Open pluma opened 10 years ago

pluma commented 10 years ago

This pre-commit hook is a great idea, but sadly I can't reasonably use it in JS projects because it completely bypasses the relevant .jshintrc files by reading from STDIN instead of from disk.

Is there any way to fix this problem or is it a limitation of git hooks in general?

kvz commented 10 years ago

How did you install ochtra? If it's a symlink, the current directory will not be your project's, and jshint will not be able to travel upwards until it finds your project's .jshintrc

pluma commented 10 years ago

It's not a symlink. I added the file to my git template and it's a regular file in .git/hooks/. Even .jshintrc in the gitroot is ignored, though.
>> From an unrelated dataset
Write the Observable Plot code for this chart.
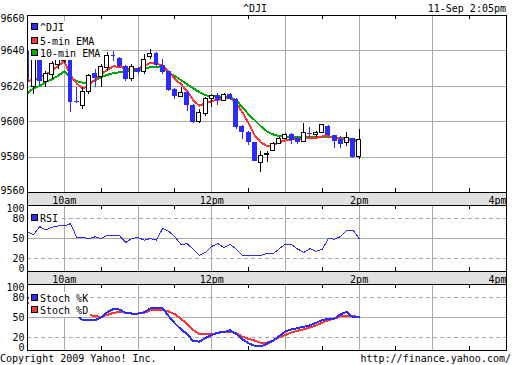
<!DOCTYPE html>
<html><head><meta charset="utf-8">
<script src="https://cdn.jsdelivr.net/npm/d3@7"></script>
<script src="https://cdn.jsdelivr.net/npm/@observablehq/plot@0.6"></script>
<style>
html,body{margin:0;padding:0;background:#fff;}
#root{position:relative;width:512px;height:365px;overflow:hidden;font-family:"DejaVu Sans Mono",monospace;font-size:10px;color:#000;}
.txt{position:absolute;white-space:nowrap;line-height:12px;z-index:4;}
.band{position:absolute;left:27px;width:480px;height:13px;background:#e0e0e0;box-sizing:border-box;border-left:1px solid #000;border-right:1px solid #000;z-index:0;}
.panel{position:absolute;left:0;z-index:1;}
.panel svg{display:block;shape-rendering:crispEdges;}
.leg{position:absolute;left:29px;height:13px;line-height:13px;padding-left:11px;padding-right:2px;background:#fff;white-space:nowrap;z-index:3;}
.sw{position:absolute;left:2px;top:2px;width:5px;height:5px;border:1px solid #000;}
</style></head>
<body><div id="root"></div>
<script>
// ---- data ----
const times = ["9:30","9:35","9:40","9:45","9:50","9:55","10:00","10:05","10:10","10:15","10:20","10:25","10:30","10:35","10:40","10:45","10:50","10:55","11:00","11:05","11:10","11:15","11:20","11:25","11:30","11:35","11:40","11:45","11:50","11:55","12:00","12:05","12:10","12:15","12:20","12:25","12:30","12:35","12:40","12:45","12:50","12:55","13:00","13:05","13:10","13:15","13:20","13:25","13:30","13:35","13:40","13:45","13:50","13:55","14:00"];
const open  = [9639.8,9619.4,9636.4,9622.3,9626.2,9631.9,9634.5,9635.3,9611.2,9608.7,9616.6,9627.4,9625.1,9630.2,9637.2,9635.9,9631.3,9624.0,9630.2,9627.8,9636.3,9638.7,9631.9,9628.3,9618.3,9614.2,9616.5,9609.3,9600.0,9604.6,9613.1,9614.9,9611.7,9615.5,9612.7,9597.5,9594.1,9588.1,9576.8,9581.1,9583.4,9587.6,9590.4,9592.8,9590.4,9588.7,9593.4,9592.3,9593.8,9597.2,9592.3,9590.0,9588.1,9590.4,9580.0];
const high  = [9645.0,9645.0,9637.6,9628.5,9634.2,9637.0,9638.0,9637.0,9619.4,9619.4,9626.8,9629.6,9632.5,9639.3,9639.8,9636.4,9631.9,9632.5,9630.8,9638.1,9641.0,9639.3,9635.3,9628.5,9618.5,9619.4,9616.6,9609.8,9607.0,9613.8,9615.5,9616.1,9616.1,9616.1,9613.0,9597.8,9594.3,9588.3,9583.4,9583.4,9588.3,9591.1,9593.4,9593.4,9591.9,9599.1,9596.6,9594.5,9598.7,9598.1,9592.3,9591.9,9594.1,9590.6,9595.7];
const low   = [9620.0,9615.5,9620.6,9619.4,9624.0,9629.6,9633.0,9605.3,9610.4,9607.0,9615.5,9619.4,9619.4,9628.5,9634.2,9630.8,9622.9,9622.9,9626.8,9626.8,9635.3,9631.3,9626.8,9617.2,9612.7,9613.8,9605.9,9599.1,9599.1,9603.0,9608.1,9609.3,9611.5,9612.1,9595.7,9590.0,9586.6,9577.5,9571.5,9576.8,9583.2,9587.2,9590.0,9587.2,9587.2,9588.3,9591.0,9591.0,9593.4,9591.7,9584.9,9584.7,9586.2,9579.2,9578.7];
const close = [9622.9,9642.7,9622.9,9626.8,9632.5,9634.7,9636.0,9611.0,9610.6,9616.6,9625.7,9624.6,9630.8,9637.0,9636.6,9631.3,9624.0,9630.8,9628.0,9635.0,9638.1,9631.5,9628.0,9617.9,9614.2,9616.1,9608.9,9599.8,9604.7,9612.7,9614.6,9611.7,9615.3,9612.7,9597.0,9593.8,9588.1,9577.7,9580.5,9581.6,9587.6,9590.4,9592.7,9589.6,9588.1,9593.8,9592.7,9593.8,9597.9,9592.3,9588.9,9587.2,9591.0,9579.6,9589.6];
const ema5  = [9622.9,9623.7,9625.1,9626.8,9628.8,9631.6,9634.2,9626.2,9621.7,9618.6,9620.6,9623.7,9626.8,9629.4,9631.3,9631.0,9630.2,9629.4,9629.9,9631.6,9633.3,9633.0,9631.5,9628.5,9624.0,9621.2,9617.2,9612.1,9609.0,9610.4,9611.7,9612.4,9612.9,9613.5,9610.4,9605.3,9599.1,9592.3,9588.3,9586.3,9586.6,9588.3,9589.6,9590.0,9590.4,9590.6,9590.8,9590.9,9591.7,9591.9,9590.8,9590.4,9590.0,9589.4,9589.0];
const ema10 = [9616.1,9618.9,9620.2,9622.6,9624.0,9626.0,9628.5,9625.1,9622.9,9622.0,9621.7,9623.4,9625.1,9626.5,9627.4,9627.9,9628.3,9628.5,9628.8,9629.9,9630.8,9631.1,9630.2,9627.9,9625.7,9623.4,9621.2,9618.9,9616.6,9614.9,9614.4,9614.2,9614.1,9613.8,9612.1,9608.1,9604.2,9600.8,9597.4,9594.5,9592.8,9591.9,9591.5,9591.4,9591.4,9591.4,9591.4,9591.4,9591.4,9591.4,9591.1,9590.8,9590.4,9590.0,9589.6];
const rsi   = [60,56,68,63,67,69,69,72.5,52,51.5,50,52.5,50,55,54,54,44,50,51.5,47.4,50,47.4,65.4,61,52.5,41,42,33.5,24.3,29,38,42.3,36.2,40.8,34,24.3,24.3,24.3,24.3,27.8,26.9,34.5,41.5,40.8,34,29,34.6,30.5,33.5,50,49,53,62.8,62.8,50];
const stochK = [79,80,80,80,78,76,74,73,53,46,46,46,50,58,63,62,57,56,56,58,63.8,63.8,63.8,52,41,32,25,14,13.5,19,23.5,27,28,30.5,25,17,11,7,6.5,10,15,22,29,32,34,36,38,42,46,48,48.5,55,58.6,50,51];
const stochD = [71.5,76,77,78,77,75,72,70,62,56,54,52,51,54,57,58.6,57,56,56,57,61,61,61,59,55,48,40,31,25,24.5,24.5,27,28.5,28.5,26,21,17.5,15,11.5,12,15,20,23.5,27.5,30,32,35,38,42,46,48,52,52.5,52,51];

const mainYTicks = [9560,9580,9600,9620,9640,9660];
const oscYTicks  = [0,20,50,80,100];
const oscDashed  = [20,80];
const oscSolid   = [50];
const hourLines  = ["10:00","11:00","12:00","13:00","14:00","15:00"];
const halfHours  = ["10:30","11:30","12:30","13:30","14:30","15:30"];
const timeLabelAt   = ["10:00","12:00","14:00","16:00"];
const timeLabelText = ["10am","12pm","2pm","4pm"];
const sessionStart = "9:30", sessionEnd = "16:00";

// ---- build ----
function toMin(s){const [h,m]=s.split(":").map(Number);return h*60+m;}
const rows = times.map((t,i)=>({t:toMin(t),o:open[i],h:high[i],l:low[i],c:close[i],e5:ema5[i],e10:ema10[i],rsi:rsi[i],k:stochK[i],d:stochD[i]}));
const up = rows.filter(d=>d.c>=d.o), down = rows.filter(d=>d.c<d.o);

const GRID="#aaaaaa", BLUE="#2b2bff", RED="#ff3333", GREEN="#00aa00";
const W=512, ML=27, MR=6;
const xOpt = {domain:[toMin(sessionStart),toMin(sessionEnd)], axis:null};
const style = {fontFamily:"'DejaVu Sans Mono', monospace", fontSize:"10px", background:"transparent", overflow:"visible", color:"black"};
const labMap = new Map(timeLabelAt.map((t,i)=>[toMin(t),timeLabelText[i]]));

function vGrid(){ return Plot.gridX(hourLines.map(toMin),{stroke:GRID,strokeOpacity:1}); }
function frameTicks(ph){
  return [
    Plot.ruleX(halfHours.map(toMin),{stroke:"black",insetBottom:ph-4}),
    Plot.ruleX(halfHours.map(toMin),{stroke:"black",insetTop:ph-4}),
    Plot.frame({stroke:"black"})
  ];
}
function timeAxis(){
  const t = timeLabelAt.map(toMin);
  return [
    Plot.axisX(t.slice(0,-1),{tickSize:0,tickPadding:4,tickFormat:d=>labMap.get(d),label:null}),
    Plot.axisX(t.slice(-1),{tickSize:0,tickPadding:4,tickFormat:d=>labMap.get(d),label:null,textAnchor:"end"})
  ];
}
function yAxis(ticks, dyLo, dyHi){
  return [
    Plot.axisY(ticks.slice(1,-1),{tickSize:0,tickPadding:3,label:null,tickFormat:"d"}),
    Plot.axisY(ticks.slice(0,1),{tickSize:0,tickPadding:3,label:null,tickFormat:"d",dy:dyLo}),
    Plot.axisY(ticks.slice(-1),{tickSize:0,tickPadding:3,label:null,tickFormat:"d",dy:dyHi})
  ];
}
function place(svg, top){
  const d=document.createElement("div"); d.className="panel"; d.style.top=top+"px"; d.appendChild(svg);
  document.getElementById("root").appendChild(d);
}
function addDiv(cls, css, html){
  const d=document.createElement("div"); d.className=cls; d.style.cssText=css; d.innerHTML=html;
  document.getElementById("root").appendChild(d);
}

// main price panel
const mainH=206, mainMT=15, mainMB=14, mainPH=mainH-mainMT-mainMB;
place(Plot.plot({
  width:W, height:mainH, marginLeft:ML, marginRight:MR, marginTop:mainMT, marginBottom:mainMB,
  x:xOpt, y:{domain:[mainYTicks[0],mainYTicks[mainYTicks.length-1]], axis:null},
  style,
  marks:[
    vGrid(),
    Plot.gridY(mainYTicks.slice(1,-1),{stroke:GRID,strokeOpacity:1}),
    Plot.line(rows,{x:"t",y:"e10",stroke:GREEN,strokeWidth:2,clip:true}),
    Plot.line(rows,{x:"t",y:"e5",stroke:RED,strokeWidth:2,clip:true}),
    Plot.ruleX(down,{x:"t",y1:"l",y2:"h",stroke:BLUE,clip:true}),
    Plot.ruleX(up,{x:"t",y1:"l",y2:"h",stroke:"black",clip:true}),
    Plot.rect(down,{x1:d=>d.t-2,x2:d=>d.t+2,y1:"o",y2:"c",fill:BLUE,clip:true}),
    Plot.rect(up,{x1:d=>d.t-1.6,x2:d=>d.t+1.6,y1:"o",y2:"c",fill:"white",stroke:"black",clip:true}),
    ...frameTicks(mainPH),
    ...yAxis(mainYTicks,-2,3),
    ...timeAxis()
  ]
}), 0);

// RSI panel
const oscMT=5;
place(Plot.plot({
  width:W, height:84, marginLeft:ML, marginRight:MR, marginTop:oscMT, marginBottom:13,
  x:xOpt, y:{domain:[0,100], axis:null},
  style,
  marks:[
    vGrid(),
    Plot.gridY(oscDashed,{stroke:GRID,strokeOpacity:1,strokeDasharray:"4,3"}),
    Plot.gridY(oscSolid,{stroke:GRID,strokeOpacity:1}),
    Plot.line(rows,{x:"t",y:"rsi",stroke:BLUE,strokeWidth:1,clip:true}),
    ...frameTicks(66),
    ...yAxis(oscYTicks,-2.5,3),
    ...timeAxis()
  ]
}), 200);

// Stochastic panel
place(Plot.plot({
  width:W, height:73, marginLeft:ML, marginRight:MR, marginTop:oscMT, marginBottom:2,
  x:xOpt, y:{domain:[0,100], axis:null},
  style,
  marks:[
    vGrid(),
    Plot.gridY(oscDashed,{stroke:GRID,strokeOpacity:1,strokeDasharray:"4,3"}),
    Plot.gridY(oscSolid,{stroke:GRID,strokeOpacity:1}),
    Plot.line(rows,{x:"t",y:"d",stroke:RED,strokeWidth:2,clip:true}),
    Plot.line(rows,{x:"t",y:"k",stroke:BLUE,strokeWidth:2,clip:true}),
    ...frameTicks(66),
    ...yAxis(oscYTicks,-2.5,3)
  ]
}), 279);

// time bands
addDiv("band","top:192px","");
addDiv("band","top:271px","");

// legends
addDiv("leg","top:21px",`<span class="sw" style="background:${BLUE}"></span>^DJI`);
addDiv("leg","top:35px",`<span class="sw" style="background:${RED}"></span>5-min EMA`);
addDiv("leg","top:47px",`<span class="sw" style="background:${GREEN}"></span>10-min EMA`);
addDiv("leg","top:212px",`<span class="sw" style="background:${BLUE}"></span>RSI`);
addDiv("leg","top:292px",`<span class="sw" style="background:${BLUE}"></span>Stoch %K`);
addDiv("leg","top:304px",`<span class="sw" style="background:${RED}"></span>Stoch %D`);

// titles and credits
addDiv("txt","top:3px;left:243px","^DJI");
addDiv("txt","top:3px;right:6px","11-Sep 2:05pm");
addDiv("txt","top:353px;left:0px","Copyright 2009 Yahoo! Inc.");
addDiv("txt","top:353px;right:1px","http://finance.yahoo.com/");
</script>
</body></html>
kvz commented 10 years ago

Hm. and what if you point jshint to your rc file via --config? Just to start ruling things out?

abtris commented 4 years ago

It's general problem. I try resolve for eslint but didn't find why how get local config in hooks.

Whole check doesn't have access to to project folder and we check only files in commit, don't read everything.

Many users can used different settings for project and we can't cover all possibilities. I seen many project .jshintrc or .eslintrc or .eslintrc.js. How we can decide? You can change CMD that is used for check in your template.

@kvz can we help project root directory as variable in ochtra?